International Business Management
At a certain point Peter decided to switch over to “one of the most dynamic, innovative, autarchic, anarchic jobs in this world: teaching.” He joined the staff of the International Business Management School of Avans in Breda. “An international school where everyone speaks English is really useful. Students can always claim that, if they don't pass, it's not their fault.”
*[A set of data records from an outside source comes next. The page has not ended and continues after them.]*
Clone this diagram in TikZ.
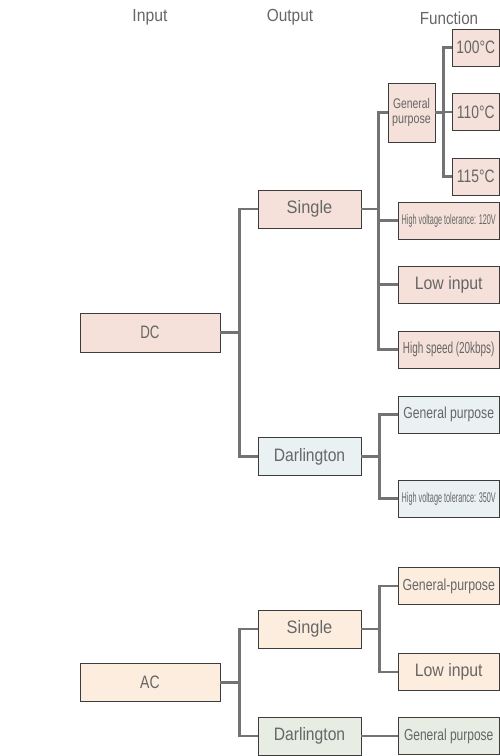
\documentclass[tikz,border=0pt]{standalone}
\usepackage{fontspec}
\setmainfont{Liberation Sans}
\usepackage{graphicx}
\definecolor{txt}{HTML}{666666}
\definecolor{ln}{HTML}{737373}
\definecolor{bd}{HTML}{3C3C3C}
\definecolor{dcfill}{HTML}{F5E1D9}
\definecolor{dcdfill}{HTML}{E9F1F3}
\definecolor{acfill}{HTML}{FDEDDF}
\definecolor{acdfill}{HTML}{E7EDE2}
\newcommand\sqz[2]{\scalebox{#1}[1]{#2}}
\tikzset{
  box/.style={draw=bd, line width=0.9pt, inner sep=0pt, text=txt, align=center, font=\fontsize{18}{20}\selectfont},
  dcbox/.style={box, fill=dcfill},
  dcdbox/.style={box, fill=dcdfill},
  acbox/.style={box, fill=acfill},
  acdbox/.style={box, fill=acdfill},
  conn/.style={draw=ln, line width=2.4pt},
  hdr/.style={text=txt, inner sep=0pt, font=\fontsize{17.5}{19}\selectfont},
}
\begin{document}
\begin{tikzpicture}[x=1pt,y=-1pt]
\useasboundingbox (0,0) rectangle (500,756);
% headers
\node[hdr] (hin) at (150,17) {\sqz{0.9}{Input}};
\node[hdr] (hout) at (290,17) {\sqz{0.88}{Output}};
\node[hdr] (hfun) at (449,18) {\sqz{0.87}{Function}};
% DC tree
\node[dcbox, minimum width=140pt, minimum height=39pt] (dc) at (150,332.5) {\sqz{0.74}{DC}};
\node[dcbox, minimum width=103pt, minimum height=38pt] (dcs) at (309.5,209) {\sqz{0.91}{Single}};
\node[dcdbox, minimum width=103pt, minimum height=38pt] (dcd) at (309.5,456.5) {\sqz{0.87}{Darlington}};
\node[dcbox, minimum width=47pt, minimum height=59pt, font=\fontsize{14}{15.5}\selectfont] (gp) at (411.5,112.5) {\sqz{0.74}{General}\\\sqz{0.765}{purpose}};
\node[dcbox, minimum width=47.5pt, minimum height=37pt] (t100) at (475.75,47.5) {\sqz{0.77}{100°C}};
\node[dcbox, minimum width=47.5pt, minimum height=37pt] (t110) at (475.75,112) {\sqz{0.77}{110°C}};
\node[dcbox, minimum width=47.5pt, minimum height=37pt] (t115) at (475.75,176.5) {\sqz{0.77}{115°C}};
\node[dcbox, minimum width=101.5pt, minimum height=37pt, font=\fontsize{14}{15}\selectfont] (hv120) at (448.75,220.5) {\sqz{0.52}{High voltage tolerance: 120V}};
\node[dcbox, minimum width=101.5pt, minimum height=37pt] (low) at (448.75,284.5) {\sqz{0.88}{Low input}};
\node[dcbox, minimum width=101.5pt, minimum height=37pt, font=\fontsize{16}{18}\selectfont] (hs) at (448.75,349.5) {\sqz{0.62}{High speed (20kbps)}};
\node[dcdbox, minimum width=101.5pt, minimum height=37pt, font=\fontsize{16}{18}\selectfont] (dgp) at (448.75,414.5) {\sqz{0.76}{General purpose}};
\node[dcdbox, minimum width=101.5pt, minimum height=37pt, font=\fontsize{14}{15}\selectfont] (hv350) at (448.75,498.5) {\sqz{0.52}{High voltage tolerance: 350V}};
% AC tree
\node[acbox, minimum width=140pt, minimum height=38pt] (ac) at (150,682.5) {\sqz{0.78}{AC}};
\node[acbox, minimum width=103pt, minimum height=38pt] (acs) at (309.5,629) {\sqz{0.91}{Single}};
\node[acdbox, minimum width=103pt, minimum height=38pt] (acd) at (309.5,736) {\sqz{0.87}{Darlington}};
\node[acbox, minimum width=101.5pt, minimum height=37pt, font=\fontsize{16}{18}\selectfont] (agp) at (448.75,586) {\sqz{0.77}{General-purpose}};
\node[acbox, minimum width=101.5pt, minimum height=37pt] (alow) at (448.75,672) {\sqz{0.88}{Low input}};
\node[acdbox, minimum width=101.5pt, minimum height=37pt, font=\fontsize{16}{18}\selectfont] (adgp) at (448.75,736) {\sqz{0.75}{General purpose}};
% connectors
\coordinate (j1) at ([xshift=19pt]dc.east);
\draw[conn] (dc.east) -- (j1);
\draw[conn] (dcs.west) -| (j1);
\draw[conn] (dcd.west) -| (j1);
\coordinate (j2) at ([xshift=17pt]dcs.east);
\draw[conn] (dcs.east) -- (j2);
\draw[conn] (gp.west) -| (j2);
\draw[conn] (hv120.west) -| (j2);
\draw[conn] (low.west) -| (j2);
\draw[conn] (hs.west) -| (j2);
\coordinate (j3) at ([xshift=8pt]gp.east);
\draw[conn] (gp.east) -- (j3);
\draw[conn] (t100.west) -| (j3);
\draw[conn] (t110.west) -| (j3);
\draw[conn] (t115.west) -| (j3);
\coordinate (j4) at ([xshift=18pt]dcd.east);
\draw[conn] (dcd.east) -- (j4);
\draw[conn] (dgp.west) -| (j4);
\draw[conn] (hv350.west) -| (j4);
\coordinate (j5) at ([xshift=19pt]ac.east);
\draw[conn] (ac.east) -- (j5);
\draw[conn] (acs.west) -| (j5);
\draw[conn] (acd.west) -| (j5);
\coordinate (j6) at ([xshift=18pt]acs.east);
\draw[conn] (acs.east) -- (j6);
\draw[conn] (agp.west) -| (j6);
\draw[conn] (alow.west) -| (j6);
\draw[conn] (acd.east) -- (adgp.west);
\end{tikzpicture}
\end{document}
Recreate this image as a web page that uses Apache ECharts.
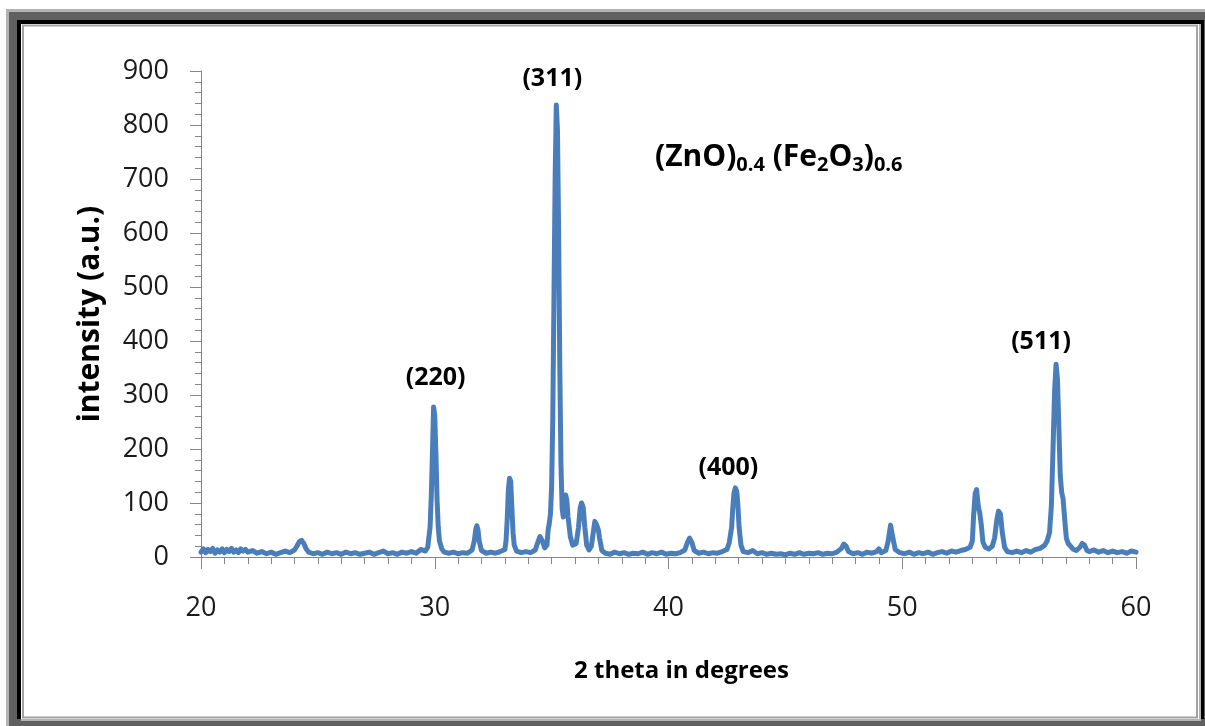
<!DOCTYPE html>
<html>
<head>
<meta charset="utf-8">
<title>XRD (ZnO)0.4 (Fe2O3)0.6</title>
<script src="https://cdn.jsdelivr.net/npm/echarts@6/dist/echarts.min.js"></script>
<style>
  html, body { margin: 0; padding: 0; background: #fff; }
  #chart { width: 1205px; height: 726px; }
</style>
</head>
<body>
<div id="chart"></div>
<script>
// XRD scan: [2 theta, intensity]
const xrdScan = [
  [20.0,9],[20.1,15],[20.2,8],[20.3,14],[20.4,10],[20.5,16],[20.6,7],[20.7,13],[20.8,9],[20.9,15],
  [21.0,8],[21.1,14],[21.2,10],[21.3,16],[21.4,9],[21.5,13],[21.6,8],[21.7,15],[21.8,11],[21.9,14],
  [22.0,9],[22.2,12],[22.4,7],[22.6,10],[22.8,6],[23.0,9],[23.2,5],[23.4,8],[23.6,11],[23.8,8],
  [24.0,13],[24.1,20],[24.2,28],[24.3,31],[24.4,25],[24.5,15],[24.6,9],[24.8,6],[25.0,8],[25.2,5],
  [25.4,9],[25.6,6],[25.8,8],[26.0,5],[26.2,9],[26.4,6],[26.6,8],[26.8,5],[27.0,7],[27.2,9],
  [27.4,5],[27.6,8],[27.8,11],[28.0,6],[28.2,8],[28.4,5],[28.6,9],[28.8,7],[29.0,10],[29.2,7],
  [29.4,14],[29.6,11],[29.7,18],[29.8,55],[29.85,110],[29.9,190],[29.95,278],[30.0,262],[30.05,190],
  [30.1,105],[30.15,55],[30.2,30],[30.3,15],[30.4,9],[30.6,7],[30.8,9],[31.0,6],[31.2,8],[31.4,7],
  [31.6,13],[31.7,32],[31.75,50],[31.8,58],[31.85,50],[31.9,30],[32.0,12],[32.2,7],[32.4,9],[32.6,7],
  [32.8,10],[33.0,14],[33.05,30],[33.1,70],[33.15,125],[33.2,146],[33.25,140],[33.3,90],[33.35,45],
  [33.4,22],[33.5,11],[33.7,8],[33.9,10],[34.1,8],[34.3,13],[34.4,26],[34.5,38],[34.6,30],[34.7,17],
  [34.8,22],[34.85,50],[34.9,62],[34.95,80],[35.0,130],[35.05,260],[35.1,480],[35.15,700],[35.2,837],
  [35.25,790],[35.3,600],[35.35,350],[35.4,170],[35.45,90],[35.5,74],[35.55,100],[35.6,115],[35.65,105],
  [35.7,75],[35.8,38],[35.9,22],[35.95,19],[36.05,25],[36.15,55],[36.22,90],[36.28,100],[36.35,92],
  [36.42,55],[36.5,22],[36.6,13],[36.7,20],[36.78,45],[36.85,66],[36.92,60],[37.0,50],[37.05,35],
  [37.15,12],[37.3,7],[37.5,5],[37.7,9],[37.9,6],[38.1,8],[38.3,5],[38.5,7],[38.7,6],[38.9,9],
  [39.1,5],[39.3,8],[39.5,6],[39.7,9],[39.9,5],[40.1,7],[40.3,6],[40.5,8],[40.7,13],[40.8,26],
  [40.9,35],[41.0,27],[41.1,12],[41.3,7],[41.5,9],[41.7,6],[41.9,8],[42.1,7],[42.3,10],[42.5,14],
  [42.6,27],[42.7,55],[42.75,90],[42.8,118],[42.86,128],[42.92,122],[42.97,95],[43.02,55],[43.1,22],
  [43.2,10],[43.4,8],[43.6,12],[43.8,6],[44.0,8],[44.2,5],[44.4,7],[44.6,5],[44.8,6],[45.0,4],
  [45.2,7],[45.4,5],[45.6,8],[45.8,5],[46.0,7],[46.2,6],[46.4,8],[46.6,5],[46.8,7],[47.0,6],
  [47.2,9],[47.4,16],[47.5,24],[47.6,20],[47.7,10],[47.9,6],[48.1,8],[48.3,5],[48.5,9],[48.7,7],
  [48.9,10],[49.0,15],[49.1,8],[49.3,12],[49.4,30],[49.5,59],[49.55,57],[49.6,35],[49.7,14],[49.9,8],
  [50.1,6],[50.3,9],[50.5,5],[50.7,8],[50.9,6],[51.1,9],[51.3,5],[51.5,8],[51.7,10],[51.9,7],
  [52.1,11],[52.3,9],[52.5,12],[52.7,14],[52.9,18],[53.0,30],[53.05,75],[53.12,118],[53.18,125],
  [53.25,95],[53.32,80],[53.38,60],[53.45,28],[53.55,18],[53.7,15],[53.85,20],[53.95,35],[54.05,70],
  [54.12,85],[54.2,80],[54.28,45],[54.38,18],[54.5,10],[54.7,8],[54.9,11],[55.1,8],[55.3,12],[55.5,9],
  [55.7,14],[55.9,16],[56.1,22],[56.2,30],[56.3,45],[56.38,95],[56.45,200],[56.52,310],[56.58,357],
  [56.64,330],[56.7,240],[56.76,150],[56.82,120],[56.88,108],[56.95,70],[57.02,35],[57.1,25],[57.2,20],
  [57.3,15],[57.45,12],[57.6,18],[57.7,25],[57.8,22],[57.9,12],[58.0,10],[58.2,13],[58.4,9],[58.6,12],
  [58.8,8],[59.0,11],[59.2,8],[59.4,10],[59.6,7],[59.8,11],[60.0,9]
];

// indexed peaks
const peakNames = ['(220)', '(311)', '(400)', '(511)'];
const peakTheta = [29.95, 35.2, 42.86, 56.58];
const peakIntensity = [278, 837, 128, 357];

// axis ranges
const xRange = [20, 60];
const yRange = [0, 900];

const axisGray = '#868686';
const lineBlue = '#4A7EBB';
const font = "'Open Sans', 'Liberation Sans', sans-serif";

// label offsets (px) from each peak top
const labelOffsets = [[2, -29], [-4, -26], [-7, -20], [-15, -22]];

const chart = echarts.init(document.getElementById('chart'));

const option = {
  animation: false,
  backgroundColor: '#fff',
  textStyle: { fontFamily: font },
  grid: {
    left: 201,
    right: 69,
    top: 71,
    bottom: 169,
    containLabel: false,
    outerBoundsMode: 'none'
  },
  xAxis: {
    type: 'value',
    min: xRange[0],
    max: xRange[1],
    interval: 10,
    name: '2 theta in degrees',
    nameLocation: 'middle',
    nameGap: 102,
    nameTextStyle: { fontFamily: font, fontSize: 24, fontWeight: 'bold', color: '#000', padding: [0, 0, 0, 26] },
    axisLine: { show: true, onZero: false, lineStyle: { color: axisGray, width: 1 } },
    axisTick: { show: true, inside: false, length: 12, lineStyle: { color: axisGray } },
    minorTick: { show: true, splitNumber: 10, length: 7, lineStyle: { color: axisGray } },
    axisLabel: { margin: 38, fontFamily: font, fontSize: 27, color: '#1a1a1a' },
    splitLine: { show: false },
    minorSplitLine: { show: false }
  },
  yAxis: {
    type: 'value',
    min: yRange[0],
    max: yRange[1],
    interval: 100,
    name: 'intensity (a.u.)',
    nameLocation: 'middle',
    nameGap: 96,
    nameTextStyle: { fontFamily: font, fontSize: 30, fontWeight: 'bold', color: '#000' },
    axisLine: { show: true, lineStyle: { color: axisGray, width: 1 } },
    axisTick: { show: true, inside: false, length: 11, lineStyle: { color: axisGray } },
    minorTick: { show: true, splitNumber: 5, length: 6, lineStyle: { color: axisGray } },
    axisLabel: { margin: 32, fontFamily: font, fontSize: 27, color: '#1a1a1a' },
    splitLine: { show: false },
    minorSplitLine: { show: false }
  },
  graphic: [
    // picture frame
    { type: 'rect', z: -10, shape: { x: 6, y: 9, width: 1199, height: 717 }, style: { fill: '#b3b3b3' } },
    { type: 'rect', z: -9, shape: { x: 9, y: 12, width: 1196, height: 714 }, style: { fill: '#606060' } },
    { type: 'rect', z: -8, shape: { x: 17, y: 20, width: 1187, height: 699 }, style: { fill: '#000' } },
    { type: 'rect', z: -7, shape: { x: 21, y: 24, width: 1180, height: 697 }, style: { fill: '#b3b3b3' } },
    { type: 'rect', z: -6, shape: { x: 21, y: 24, width: 1178, height: 695 }, style: { fill: '#fff' } },
    { type: 'rect', z: -5, shape: { x: 23, y: 25.5, width: 1174, height: 692 }, style: { fill: null, stroke: '#a3a3a3', lineWidth: 2 } },
    // sample composition
    {
      type: 'text',
      z: 10,
      style: {
        x: 655,
        y: 157,
        verticalAlign: 'middle',
        text: '{b|(ZnO)}{s|0.4}{b| (Fe}{s|2}{b|O}{s|3}{b|)}{s|0.6}',
        rich: {
          b: { fontFamily: font, fontSize: 30, fontWeight: 'bold', color: '#000' },
          s: { fontFamily: font, fontSize: 20, fontWeight: 'bold', color: '#000', padding: [17, 0, 0, 0] }
        }
      }
    }
  ],
  series: [
    {
      type: 'line',
      data: xrdScan,
      showSymbol: false,
      symbol: 'none',
      smooth: false,
      clip: false,
      lineStyle: { color: lineBlue, width: 5, join: 'round', cap: 'round' },
      itemStyle: { color: lineBlue },
      markPoint: {
        symbol: 'circle',
        symbolSize: 1,
        itemStyle: { color: 'rgba(0,0,0,0)' },
        data: peakNames.map((name, i) => ({
          name: name,
          coord: [peakTheta[i], peakIntensity[i]],
          label: {
            show: true,
            position: 'inside',
            offset: labelOffsets[i],
            formatter: name,
            fontFamily: font,
            fontSize: 25,
            fontWeight: 'bold',
            color: '#000'
          }
        }))
      }
    }
  ]
};

chart.setOption(option);
</script>
</body>
</html>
In this way, Peter sets his experience protecting the interests of human rights and workers' rights up against the profit-motivated business models of the big multinationals, and brings these ideas in the spotlight for international students. "That means that future managers are also confronted with the campaigns pursued by human rights organizations, unions, and organizations such as Stichting Onderzoek Multinationale Ondernemingen (Foundation for Research into Multinational Corporations, SOMO). So that they can develop a wider view of things than they get from marketing and management classes alone."
Education is one of the most dynamic, innovative, autarchic, anarchic jobs in this world
The globetrotter toured the world from his home base in the metropolis of Tilburg, in the heart of Europe. In the meantime he has written a book, The European Union and the South (Jan van Arkel/International Books), obviously filled with caricatures of various types, and later co-authored with colleagues in his teacher training program run by Fontys in Tilburg a book entitled Lesgeven over duurzame ontwikkeling (Teaching Sustainable Development) (Garant Uitgevers). He goes on to say something about macro-economics, corporate social responsibility, and business ethics, because early retirement is beckoning in the near future.
And he regularly accompanies mum and dad on visits to their summer house outside Breda.